Mark Jones, Senate Passes Motion to Get Legal Advice (29 February 2012)

As emailed to campus lists, 29 February 2012:

Dear Colleagues:

Senate passed a motion to get legal advice concerning its own authority on academic decisions by a vote of 28 – 20 at yesterday’s meeting, thanks to very strong student support both in and outside of Senate.

The motion responds to recent Administrative actions such as the recent freezing of BFA Admissions without consultation, as well as to Administration arguments in support of such actions.

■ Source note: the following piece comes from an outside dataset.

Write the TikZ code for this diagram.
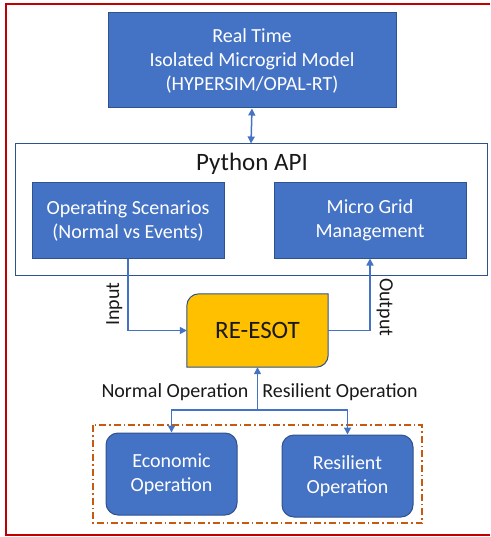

It provides “that the Senate obtain independent legal advice from a law firm with experience dealing with public law issues” on questions such as “what is the authority and responsibility of Queen’s Senate with respect to decisions that are intrinsically academic in nature or that have significant academic impacts?”

My opening statement in support of the motion provides historical context and further explanation; see also my earlier post “The Reason of Dubious Legal Authority” (4 December 2011).

This passage is an important step toward safeguarding proper academic governance at Queen’s, but it is not the whole battle.  The first step was achieved only through unified action and support by students and faculty across Queen’s campus — in humanities, sciences, engineering, law, business, and more.  Further progress will depend on more of the same.

Just in the past month, we have seen the appearance of the Drummond Report basically endorsing the Province’s policy of simultaneously flogging and starving post-secondary education; we have heard of a “3 Cubed” policy paper generated from within Ontario’s Ministry of Training, Colleges and Universities that reportedly calls for 3 out of 5 post-secondary credits to be earned online, and for universities to encourage students to complete four-year degrees in three by going year-round; and we have received email invitations to workshops encouraging faster development of blended and online learning at Queen’s.  Meanwhile, Queen’s now has a “business case” for the expansion of blended and online learning–it was completed late last summer, before our “Academic Plan” could even be completed.  But our “University Academic Plan,” approved in November, includes no discussion at all of blended and online learning (the 45-page draft section I proposed to the APTF on this subject was rejected without explanation).  In the past three months, we have seen the Dean of Arts and Science decline to obey a Faculty Board motion at the passage of which he himself was present, and against which he himself had voted, and which he had not declared to be invalid; and we have then seen the same dean initiate a restructuring of Faculty Board that could make more difficult the passage of similar motions in the future.

In times like this we clearly need a Senate and Faculty Boards whose authorities are taken seriously.  But for that to materialize, we need active and continuous participation of all concerned students and faculty in Senate, Faculty Boards, and their constituent committees.  So please:  attend and participate in your faculty board; participate in Senate, whether you are a Senator or whether you observe and advise your Senators (and make sure they attend); get yourself nominated for a Senate committee (application deadline: Mar. 16) or faculty committee.  We still have the documents that guarantee us a voice in Queen’s governance.  If Administration has assumed a disproportionate share of power in university affairs, it is not really the fault of Administration.  Nature loves a vacuum, and the vacuum in this case will be the place in governance we don’t fill.